The alpha-investing method [38] considers that new features arrive in a streaming manner generated sequentially for a predictive model. The main advantage of alpha-investing is the possibility to run in a feature set of unknown or even infinite sizes. Every time a feature arrives, alpha-investing uses linear regression to reduce the threshold of error dynamically. As a drawback, alpha-investing only considers the addition of new features without evaluating the redundancy after the feature inclusion.

Wu et al. presented the OSFS (online streaming feature selection) algorithm and its faster version, the fast-OSFS algorithm, to avoid the redundancy of added features [39]. The OSFS algorithm uses a Markov blanket of a feature to determine the relevance of the feature in relation with their neighbors. The Markov blanket of a node A, MB(A), is its set of neighboring nodes. The computational cost to calculate the Markov blanket of a feature is prohibitive when dealing with high dimensional data.

Smart preprocessing for streaming data (SPSD) is an approach that uses min-max normalization of numerical features [32]. The authors use two metrics to avoid unnecessary renormalization. SPSD only renormalizes when a threshold exceeds some threshold value of the metrics. Streaming data joins equal size chunk where all operations originate. The first data chunk is used to take the references min-max values and to send the normalized data for the training model. Metric 1 represents the amount of sample falling outside the min-max reference values; metric 2 is the relation between new sample values in each dimension and the referenced min-max value for that dimension. Similar to our proposal, the algorithm works with numerical data.

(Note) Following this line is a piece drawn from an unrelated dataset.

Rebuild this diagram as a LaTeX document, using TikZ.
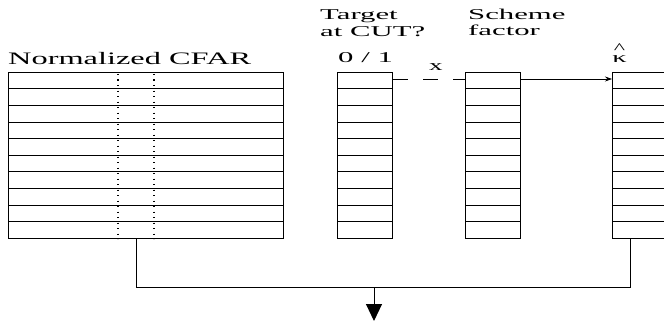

Incremental discretization algorithm (IDA) uses a quantile approach to discretize data stream [28]. The algorithm discretizes data stream in m equal frequency bins. A sliding window version of the algorithm is proposed to follow the evolution of the data stream. The algorithm maintains the data into bins with fixed quantiles of the distribution, rather than fixed absolute values, to follow the distribution drift.

In our proposal, we propose an unsupervised preprocessing method. Our method includes normalization and feature selection altogether. The proposal is parametric-less. Our algorithm follows an active approach for concept-drift detection. The active approach monitors the concept, the label, to determine when drift occurs before taking any action. A passive approach, in contrast, updates the model every time new data arrives, wasting resources. We modified our proposed feature selection algorithm to calculate the correlation between features in a sliding window. Also, a normalization algorithm is proposed to handle data stream.

6 Conclusion

Achieving good classification metrics for streaming data is a challenge because neither the number of samples nor the domain of each sample feature is bounded. Therefore, it is mandatory to apply preprocessing methods to streaming data to bound the domain of each feature and to select only the most representative features for the classification model. In this paper, we presented a method for data preprocessing for classification of network traffic. The method is composed of two algorithms. First, we propose a normalization algorithm that enforces data to a normal distribution within values between − 1 and 1, which produces a more accurate classification model and reduces the classification error. Then, a feature selection algorithm calculates the correlation of all pairs of features and selects the best features in an unsupervised way. We select the features with the highest absolute correlation. When compared with traditional feature selection algorithms, our proposal selects an optimized subset of features improving the accuracy by more than 11% within a 100-fold reduction in processing time. Moreover, we modified our preprocessing method to work both on batch and on streaming data. When applied over streaming data, our preprocessing method was able to detect concept-drift due to the sensibility for detecting changes on the accuracy over a threshold.